* Supplied data
········

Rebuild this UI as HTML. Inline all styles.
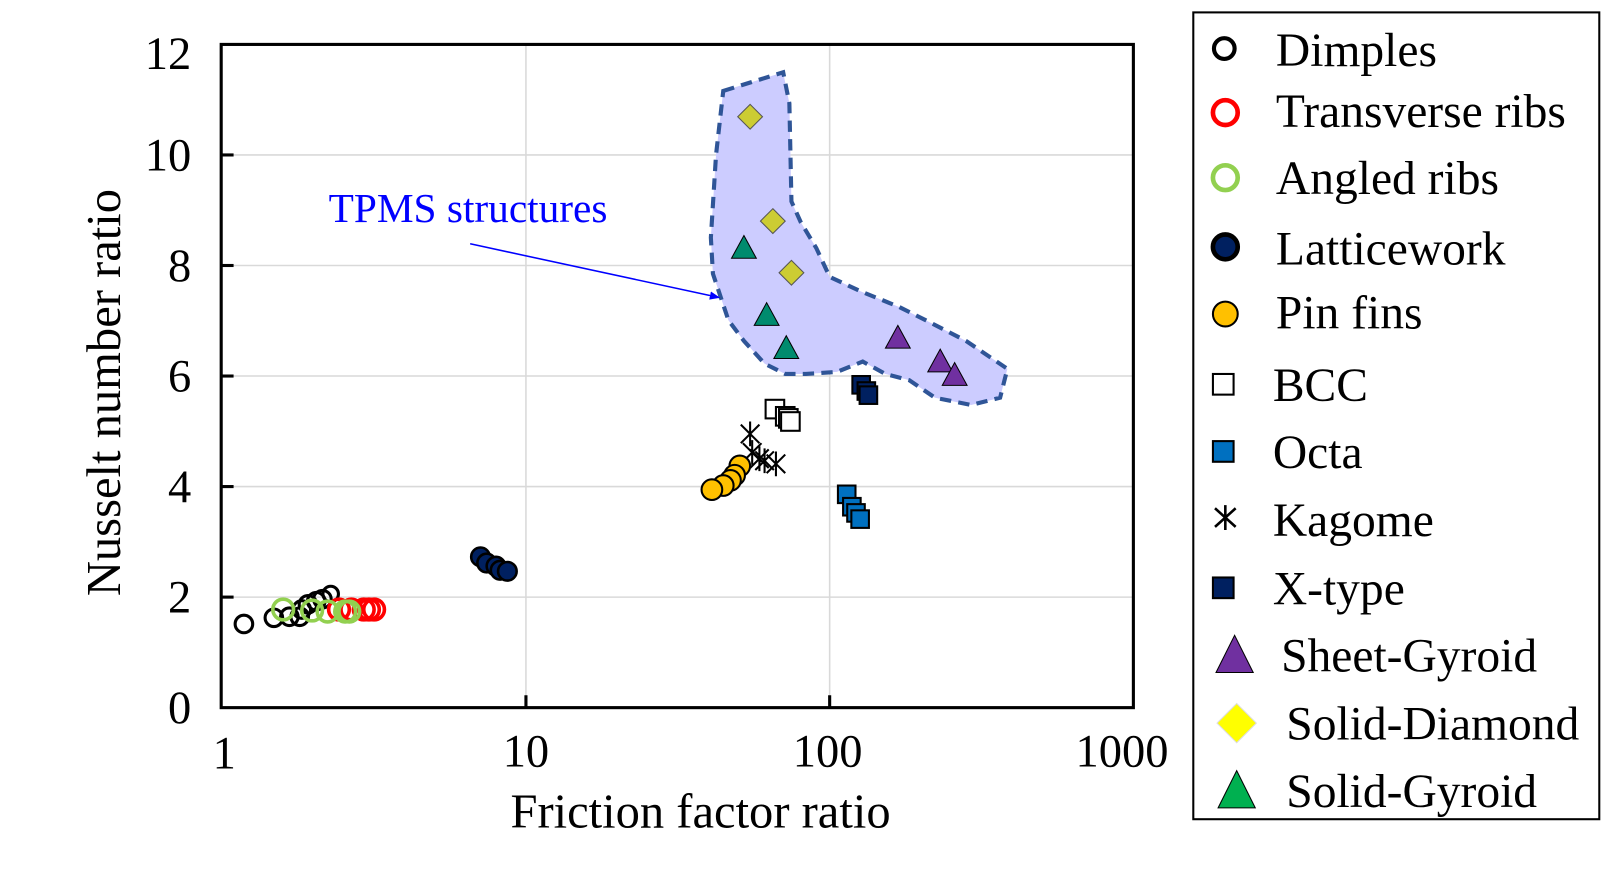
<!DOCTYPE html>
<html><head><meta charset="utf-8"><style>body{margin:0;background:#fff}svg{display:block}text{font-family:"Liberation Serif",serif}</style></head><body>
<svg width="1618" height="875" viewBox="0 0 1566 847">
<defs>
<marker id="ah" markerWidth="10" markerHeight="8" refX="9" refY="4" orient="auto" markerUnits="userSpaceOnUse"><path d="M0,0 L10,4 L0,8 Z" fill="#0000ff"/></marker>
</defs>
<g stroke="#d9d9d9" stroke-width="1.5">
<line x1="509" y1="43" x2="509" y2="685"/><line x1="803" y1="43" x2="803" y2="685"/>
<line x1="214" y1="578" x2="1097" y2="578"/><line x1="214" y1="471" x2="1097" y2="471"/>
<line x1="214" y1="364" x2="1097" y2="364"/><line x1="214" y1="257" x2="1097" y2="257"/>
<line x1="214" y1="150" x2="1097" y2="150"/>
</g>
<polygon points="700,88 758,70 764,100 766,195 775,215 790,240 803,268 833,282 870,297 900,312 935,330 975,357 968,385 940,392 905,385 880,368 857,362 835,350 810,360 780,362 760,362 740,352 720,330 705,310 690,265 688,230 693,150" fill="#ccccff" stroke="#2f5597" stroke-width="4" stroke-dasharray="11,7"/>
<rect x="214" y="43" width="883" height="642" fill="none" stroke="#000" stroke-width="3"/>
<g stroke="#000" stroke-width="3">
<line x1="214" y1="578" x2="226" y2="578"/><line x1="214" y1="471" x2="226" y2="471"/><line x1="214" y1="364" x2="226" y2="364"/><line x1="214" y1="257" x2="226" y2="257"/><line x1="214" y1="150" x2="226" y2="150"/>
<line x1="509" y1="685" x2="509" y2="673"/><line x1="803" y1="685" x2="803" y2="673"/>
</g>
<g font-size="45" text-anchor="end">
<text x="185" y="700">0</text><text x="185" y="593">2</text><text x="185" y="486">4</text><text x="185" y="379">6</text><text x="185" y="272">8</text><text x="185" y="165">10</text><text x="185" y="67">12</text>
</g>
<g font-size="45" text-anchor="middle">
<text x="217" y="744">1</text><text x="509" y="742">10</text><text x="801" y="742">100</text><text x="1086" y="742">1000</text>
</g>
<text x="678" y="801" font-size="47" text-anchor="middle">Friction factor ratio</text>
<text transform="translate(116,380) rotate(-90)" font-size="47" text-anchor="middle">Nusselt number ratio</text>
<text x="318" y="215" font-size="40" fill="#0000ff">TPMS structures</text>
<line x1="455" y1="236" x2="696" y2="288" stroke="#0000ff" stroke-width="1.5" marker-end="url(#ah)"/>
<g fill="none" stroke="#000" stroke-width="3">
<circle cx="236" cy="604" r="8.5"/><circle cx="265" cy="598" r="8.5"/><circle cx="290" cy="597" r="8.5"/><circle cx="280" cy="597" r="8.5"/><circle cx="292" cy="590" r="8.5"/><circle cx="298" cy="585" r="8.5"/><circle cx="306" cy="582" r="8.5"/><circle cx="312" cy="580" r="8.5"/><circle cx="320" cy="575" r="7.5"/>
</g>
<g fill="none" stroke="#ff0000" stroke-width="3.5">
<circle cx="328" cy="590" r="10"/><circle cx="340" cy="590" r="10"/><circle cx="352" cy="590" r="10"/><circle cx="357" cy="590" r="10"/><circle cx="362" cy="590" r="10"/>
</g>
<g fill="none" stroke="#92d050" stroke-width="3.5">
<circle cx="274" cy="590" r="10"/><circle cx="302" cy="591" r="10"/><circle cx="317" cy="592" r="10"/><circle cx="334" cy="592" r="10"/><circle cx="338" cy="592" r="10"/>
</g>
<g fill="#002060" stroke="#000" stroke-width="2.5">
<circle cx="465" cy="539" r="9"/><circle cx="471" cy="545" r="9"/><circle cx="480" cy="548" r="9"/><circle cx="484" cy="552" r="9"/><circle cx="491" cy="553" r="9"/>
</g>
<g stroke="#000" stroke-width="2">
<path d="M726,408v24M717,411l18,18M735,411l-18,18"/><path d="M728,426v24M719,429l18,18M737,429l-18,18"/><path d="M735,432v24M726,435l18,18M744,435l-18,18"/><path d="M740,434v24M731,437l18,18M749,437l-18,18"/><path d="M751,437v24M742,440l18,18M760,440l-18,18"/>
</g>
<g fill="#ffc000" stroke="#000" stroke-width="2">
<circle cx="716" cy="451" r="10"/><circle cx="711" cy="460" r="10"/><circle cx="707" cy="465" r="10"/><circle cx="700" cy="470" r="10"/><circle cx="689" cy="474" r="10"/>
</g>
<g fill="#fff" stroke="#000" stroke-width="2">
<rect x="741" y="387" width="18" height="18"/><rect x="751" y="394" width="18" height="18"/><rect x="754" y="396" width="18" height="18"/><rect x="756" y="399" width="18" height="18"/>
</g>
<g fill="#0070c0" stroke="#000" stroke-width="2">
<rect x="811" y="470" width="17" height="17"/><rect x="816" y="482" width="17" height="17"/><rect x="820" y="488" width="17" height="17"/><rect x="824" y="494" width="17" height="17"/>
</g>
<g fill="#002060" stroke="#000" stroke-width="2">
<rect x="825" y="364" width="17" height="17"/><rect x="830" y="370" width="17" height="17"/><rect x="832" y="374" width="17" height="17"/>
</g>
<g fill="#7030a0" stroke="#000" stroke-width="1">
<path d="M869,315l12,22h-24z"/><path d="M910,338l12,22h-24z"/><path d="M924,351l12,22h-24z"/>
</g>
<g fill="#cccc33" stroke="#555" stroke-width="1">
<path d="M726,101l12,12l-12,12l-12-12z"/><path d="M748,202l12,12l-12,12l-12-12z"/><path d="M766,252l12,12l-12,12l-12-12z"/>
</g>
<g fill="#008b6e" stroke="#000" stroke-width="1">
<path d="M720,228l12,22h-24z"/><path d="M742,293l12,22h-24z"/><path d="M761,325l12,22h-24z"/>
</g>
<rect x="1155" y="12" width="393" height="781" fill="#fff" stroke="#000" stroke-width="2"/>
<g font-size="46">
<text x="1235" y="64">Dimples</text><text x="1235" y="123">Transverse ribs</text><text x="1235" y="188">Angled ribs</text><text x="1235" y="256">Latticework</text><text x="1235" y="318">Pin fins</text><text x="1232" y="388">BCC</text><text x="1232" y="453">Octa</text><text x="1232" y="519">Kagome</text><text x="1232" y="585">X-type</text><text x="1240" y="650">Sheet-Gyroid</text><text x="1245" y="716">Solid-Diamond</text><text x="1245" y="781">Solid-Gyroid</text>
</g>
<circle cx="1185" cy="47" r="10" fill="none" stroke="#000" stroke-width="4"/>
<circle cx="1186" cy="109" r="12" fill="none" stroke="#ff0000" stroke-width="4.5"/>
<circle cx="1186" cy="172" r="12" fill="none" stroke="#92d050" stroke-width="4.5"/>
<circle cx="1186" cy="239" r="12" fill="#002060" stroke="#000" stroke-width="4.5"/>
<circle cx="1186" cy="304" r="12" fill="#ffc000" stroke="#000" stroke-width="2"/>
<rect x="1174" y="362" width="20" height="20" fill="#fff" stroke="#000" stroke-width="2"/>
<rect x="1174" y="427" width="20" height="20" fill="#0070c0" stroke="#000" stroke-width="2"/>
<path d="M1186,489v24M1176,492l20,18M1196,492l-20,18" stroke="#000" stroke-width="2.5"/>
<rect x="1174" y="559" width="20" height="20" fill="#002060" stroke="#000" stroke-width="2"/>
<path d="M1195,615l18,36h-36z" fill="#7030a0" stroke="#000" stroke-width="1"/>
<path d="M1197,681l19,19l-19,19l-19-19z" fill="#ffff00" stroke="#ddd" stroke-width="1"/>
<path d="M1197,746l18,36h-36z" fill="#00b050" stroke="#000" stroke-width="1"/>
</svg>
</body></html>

········

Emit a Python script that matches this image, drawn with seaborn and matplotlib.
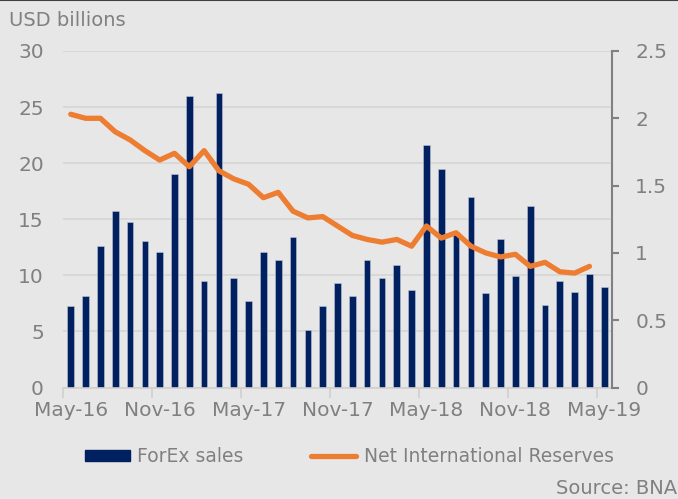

········

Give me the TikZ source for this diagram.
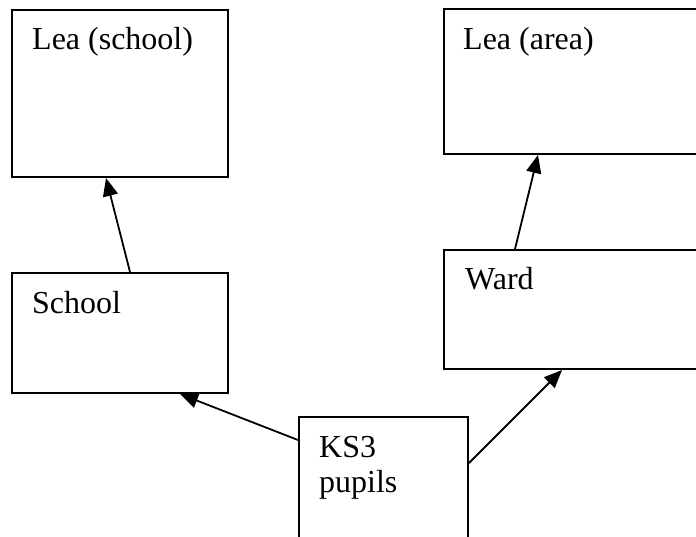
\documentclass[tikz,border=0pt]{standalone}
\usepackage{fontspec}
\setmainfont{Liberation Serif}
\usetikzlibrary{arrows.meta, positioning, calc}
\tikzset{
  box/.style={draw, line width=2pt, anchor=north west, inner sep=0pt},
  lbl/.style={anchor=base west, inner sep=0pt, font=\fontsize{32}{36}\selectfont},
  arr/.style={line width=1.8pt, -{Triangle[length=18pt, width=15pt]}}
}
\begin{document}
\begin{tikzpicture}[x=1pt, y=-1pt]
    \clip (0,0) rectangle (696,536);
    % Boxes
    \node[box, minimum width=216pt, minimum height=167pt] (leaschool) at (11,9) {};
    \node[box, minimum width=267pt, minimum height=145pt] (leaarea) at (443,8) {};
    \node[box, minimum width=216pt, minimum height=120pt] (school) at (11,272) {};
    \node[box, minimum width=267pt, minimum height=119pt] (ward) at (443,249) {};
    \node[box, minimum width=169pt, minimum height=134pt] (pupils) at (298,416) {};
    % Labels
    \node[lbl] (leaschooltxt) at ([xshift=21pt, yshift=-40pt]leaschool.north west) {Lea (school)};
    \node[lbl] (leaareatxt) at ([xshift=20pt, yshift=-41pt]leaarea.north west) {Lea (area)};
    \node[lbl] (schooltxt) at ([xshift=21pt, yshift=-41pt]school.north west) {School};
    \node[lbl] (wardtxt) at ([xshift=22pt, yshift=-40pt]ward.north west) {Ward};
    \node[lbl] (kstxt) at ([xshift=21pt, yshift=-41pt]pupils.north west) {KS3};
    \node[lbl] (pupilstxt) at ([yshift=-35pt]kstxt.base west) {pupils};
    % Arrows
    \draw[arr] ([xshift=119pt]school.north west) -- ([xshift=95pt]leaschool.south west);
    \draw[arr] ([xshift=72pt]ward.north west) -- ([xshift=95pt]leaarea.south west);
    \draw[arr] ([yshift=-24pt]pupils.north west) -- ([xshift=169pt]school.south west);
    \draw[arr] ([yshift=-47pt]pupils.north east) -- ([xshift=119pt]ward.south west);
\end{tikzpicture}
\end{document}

········

* Short exercise
Pick out each line containing the string "this" and copy it.

* Reply
Rebuild this UI as HTML. Inline all styles.
Emit a Python script that matches this image, drawn with seaborn and matplotlib.
Give me the TikZ source for this diagram.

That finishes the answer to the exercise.